Ähnlich wie bei Melville spielt auch bei Wilson der alte, humpelnde Kapitän Ahab mit einer Bein-Prothese eine wichtige Rolle (Rosa Enskat). Er hämmert der Mannschaft immer wieder die Bösartigkeit des Meeres-titanen ein, jagt mit seinen Harpunieren den weißen Pottwal, der ihm vor Jahren ein Bein abgebissen hat. Er will Moby Dick töten. Ein persönlicher Rachefeldzug, der in apokalyptisch hochpeitschenden Wellen mündet. Das habe nichts mit kommerziellem Walfang zu tun, wirft ihm Offizier Starbuck (Heiko Raulin) vor. Für ihn ist der Kapitän ein Irrer.

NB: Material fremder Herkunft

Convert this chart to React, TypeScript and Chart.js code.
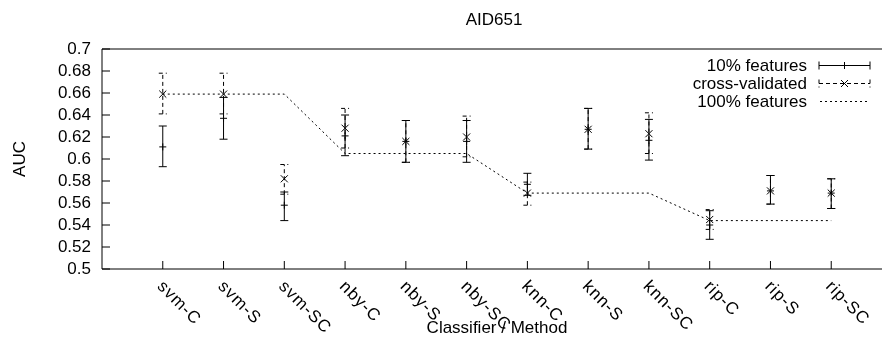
import React, { useEffect, useRef } from "react";
import { Chart, registerables } from "chart.js";

Chart.register(...registerables);

const categories = ["svm-C", "svm-S", "svm-SC", "nby-C", "nby-S", "nby-SC", "knn-C", "knn-S", "knn-SC", "rip-C", "rip-S", "rip-SC"];

const feat10 = [0.611, 0.637, 0.558, 0.621, 0.616, 0.616, 0.577, 0.627, 0.617, 0.54, 0.571, 0.569];
const feat10Low = [0.593, 0.618, 0.544, 0.603, 0.597, 0.597, 0.567, 0.609, 0.599, 0.527, 0.559, 0.555];
const feat10High = [0.63, 0.656, 0.57, 0.64, 0.635, 0.635, 0.587, 0.646, 0.636, 0.553, 0.585, 0.582];

const crossVal = [0.659, 0.659, 0.582, 0.628, 0.616, 0.62, 0.569, 0.627, 0.623, 0.545, 0.571, 0.569];
const crossValLow = [0.641, 0.641, 0.568, 0.61, 0.597, 0.602, 0.558, 0.609, 0.605, 0.536, 0.559, 0.555];
const crossValHigh = [0.678, 0.678, 0.595, 0.646, 0.635, 0.639, 0.579, 0.646, 0.642, 0.554, 0.585, 0.582];

const feat100 = [0.659, 0.659, 0.659, 0.605, 0.605, 0.605, 0.569, 0.569, 0.569, 0.544, 0.544, 0.544];

const yTickValues = [0.5, 0.52, 0.54, 0.56, 0.58, 0.6, 0.62, 0.64, 0.66, 0.68, 0.7];

const titleText = "AID651";
const xTitle = "Classifier / Method";
const yTitle = "AUC";
const legendLabels = ["10% features", "cross-validated", "100% features"];

const FONT = '17px "Liberation Sans", Arial, sans-serif';

function fmt(v: number) {
  return String(Number(v.toFixed(2)));
}

const decorPlugin = {
  id: "gnuplotDecor",
  beforeDatasetsDraw(chart: any) {
    const ctx = chart.ctx;
    const xs = chart.scales.x;
    const ys = chart.scales.y;
    ctx.save();
    ctx.strokeStyle = "#000";
    ctx.lineWidth = 1;
    const drawBar = (x: number, lo: number, hi: number, dash: number[]) => {
      const yl = ys.getPixelForValue(lo);
      const yh = ys.getPixelForValue(hi);
      ctx.setLineDash(dash);
      ctx.beginPath();
      ctx.moveTo(x, yl);
      ctx.lineTo(x, yh);
      ctx.stroke();
      ctx.beginPath();
      ctx.moveTo(x - 4, yl);
      ctx.lineTo(x + 4, yl);
      ctx.moveTo(x - 4, yh);
      ctx.lineTo(x + 4, yh);
      ctx.stroke();
    };
    categories.forEach((_, i) => {
      const x = xs.getPixelForValue(i + 1);
      drawBar(x, feat10Low[i], feat10High[i], []);
      drawBar(x, crossValLow[i], crossValHigh[i], [4, 3]);
    });
    ctx.restore();
  },
  afterDraw(chart: any) {
    const ctx = chart.ctx;
    const a = chart.chartArea;
    const xs = chart.scales.x;
    const ys = chart.scales.y;
    ctx.save();
    ctx.strokeStyle = "#000";
    ctx.fillStyle = "#000";
    ctx.lineWidth = 1;
    ctx.setLineDash([]);
    // frame
    ctx.beginPath();
    ctx.moveTo(a.right, a.top);
    ctx.lineTo(a.left, a.top);
    ctx.lineTo(a.left, a.bottom);
    ctx.lineTo(a.right, a.bottom);
    ctx.stroke();
    // y ticks (inward)
    ctx.beginPath();
    yTickValues.forEach((v) => {
      const y = ys.getPixelForValue(v);
      ctx.moveTo(a.left, y);
      ctx.lineTo(a.left + 8, y);
    });
    // x ticks (inward)
    categories.forEach((_, i) => {
      const x = xs.getPixelForValue(i + 1);
      ctx.moveTo(x, a.bottom);
      ctx.lineTo(x, a.bottom - 8);
    });
    ctx.stroke();

    ctx.font = FONT;
    // x labels rotated
    categories.forEach((c, i) => {
      const x = xs.getPixelForValue(i + 1);
      ctx.save();
      ctx.translate(x - 3, a.bottom + 15);
      ctx.rotate(Math.PI / 4);
      ctx.textAlign = "left";
      ctx.textBaseline = "middle";
      (ctx as any).letterSpacing = "1px";
      ctx.fillText(c, 0, 0);
      ctx.restore();
    });
    // title
    ctx.textAlign = "center";
    ctx.textBaseline = "middle";
    ctx.fillText(titleText, (a.left + a.right) / 2 - 3, 20);
    // x title
    ctx.fillText(xTitle, (a.left + a.right) / 2, 328);
    // y title
    ctx.save();
    ctx.translate(20, (a.top + a.bottom) / 2);
    ctx.rotate(-Math.PI / 2);
    ctx.fillText(yTitle, 0, 0);
    ctx.restore();

    // legend
    const textRight = 807;
    const sx0 = 819;
    const sx1 = 870;
    const sc = (sx0 + sx1) / 2;
    const rowY = [65.5, 83.5, 101.5];
    ctx.textAlign = "right";
    legendLabels.forEach((t, i) => ctx.fillText(t, textRight, rowY[i] + 1));
    // solid sample
    let y = rowY[0];
    ctx.setLineDash([]);
    ctx.beginPath();
    ctx.moveTo(sx0, y);
    ctx.lineTo(sx1, y);
    ctx.moveTo(sx0, y - 4);
    ctx.lineTo(sx0, y + 4);
    ctx.moveTo(sx1, y - 4);
    ctx.lineTo(sx1, y + 4);
    ctx.moveTo(sc - 3.5, y);
    ctx.lineTo(sc + 3.5, y);
    ctx.moveTo(sc, y - 3.5);
    ctx.lineTo(sc, y + 3.5);
    ctx.stroke();
    // dashed sample
    y = rowY[1];
    ctx.setLineDash([4, 3]);
    ctx.beginPath();
    ctx.moveTo(sx0, y);
    ctx.lineTo(sx1, y);
    ctx.moveTo(sx0, y - 4);
    ctx.lineTo(sx0, y + 4);
    ctx.moveTo(sx1, y - 4);
    ctx.lineTo(sx1, y + 4);
    ctx.stroke();
    ctx.setLineDash([]);
    ctx.beginPath();
    ctx.moveTo(sc - 3.5, y - 3.5);
    ctx.lineTo(sc + 3.5, y + 3.5);
    ctx.moveTo(sc - 3.5, y + 3.5);
    ctx.lineTo(sc + 3.5, y - 3.5);
    ctx.stroke();
    // dotted sample
    y = rowY[2];
    ctx.setLineDash([2, 3]);
    ctx.beginPath();
    ctx.moveTo(sx0 + 1, y);
    ctx.lineTo(sx1 - 3, y);
    ctx.stroke();
    ctx.restore();
  },
};

export default function App() {
  const ref = useRef<HTMLCanvasElement | null>(null);
  useEffect(() => {
    if (!ref.current) return;
    const chart = new Chart(ref.current, {
      type: "scatter",
      data: {
        datasets: [
          {
            label: legendLabels[2],
            type: "line",
            data: feat100.map((v, i) => ({ x: i + 1, y: v })),
            borderColor: "#000",
            borderWidth: 1,
            borderDash: [2, 3],
            pointRadius: 0,
            fill: false,
            tension: 0,
          },
          {
            label: legendLabels[0],
            data: feat10.map((v, i) => ({ x: i + 1, y: v })),
            pointStyle: "cross",
            pointRadius: 3.5,
            borderColor: "#000",
            backgroundColor: "#000",
            borderWidth: 1,
          },
          {
            label: legendLabels[1],
            data: crossVal.map((v, i) => ({ x: i + 1, y: v })),
            pointStyle: "crossRot",
            pointRadius: 5,
            borderColor: "#000",
            backgroundColor: "#000",
            borderWidth: 1,
          },
        ],
      },
      options: {
        animation: false,
        responsive: false,
        devicePixelRatio: 1,
        layout: { padding: { left: 0, top: 49, right: 8, bottom: 80 } },
        plugins: {
          legend: { display: false },
          title: { display: false },
          tooltip: { enabled: false },
        },
        scales: {
          x: {
            type: "linear",
            min: 0,
            max: 13,
            grid: { display: false },
            border: { display: false },
            ticks: { display: false },
            afterFit: (s: any) => {
              s.height = 0;
            },
          },
          y: {
            type: "linear",
            min: 0.5,
            max: 0.7,
            grid: { display: false, drawTicks: false },
            border: { display: false },
            afterBuildTicks: (s: any) => {
              s.ticks = yTickValues.map((v) => ({ value: v }));
            },
            ticks: {
              color: "#000",
              padding: 11,
              autoSkip: false,
              font: { family: '"Liberation Sans", Arial, sans-serif', size: 17 },
              callback: (v: any) => fmt(Number(v)),
            },
            afterFit: (s: any) => {
              s.width = 102;
            },
          },
        },
      },
      plugins: [decorPlugin],
    });
    return () => chart.destroy();
  }, []);
  return (
    <div style={{ position: "absolute", left: 0, top: 0, width: 882, height: 349, overflow: "hidden", background: "#fff" }}>
      <canvas ref={ref} width={900} height={349} style={{ width: 900, height: 349, display: "block" }} />
    </div>
  );
}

Wilson erzählt die Episoden aus der Sicht des Erzählers Ismael (Kilian Ponert) und von „The Boy“. Letzterer ein stets präsenter, unruhig wirbelnder Zappelphilipp (Christoper Nell) in schicken Shorts, der Wände und an Schiffsmasten hoch und runter krabbelt, plötzlich auf dem Boden alle viere von sich streckt und über den Pottwal sinniert. Mit hintergründigem Humor und beinah buddhistischer Ruhe führt Ismael (Paraderolle für Ponert) durch den hochtourigen Wal-Abend. Er und The Boy von Christopher Nell leiten die Show, kommentieren und ulken, meist in dezenter Selbstironie.

Fazit: ein auf- und anregendes Theater-Spektakel aus Wilsons Zauberwerkstatt.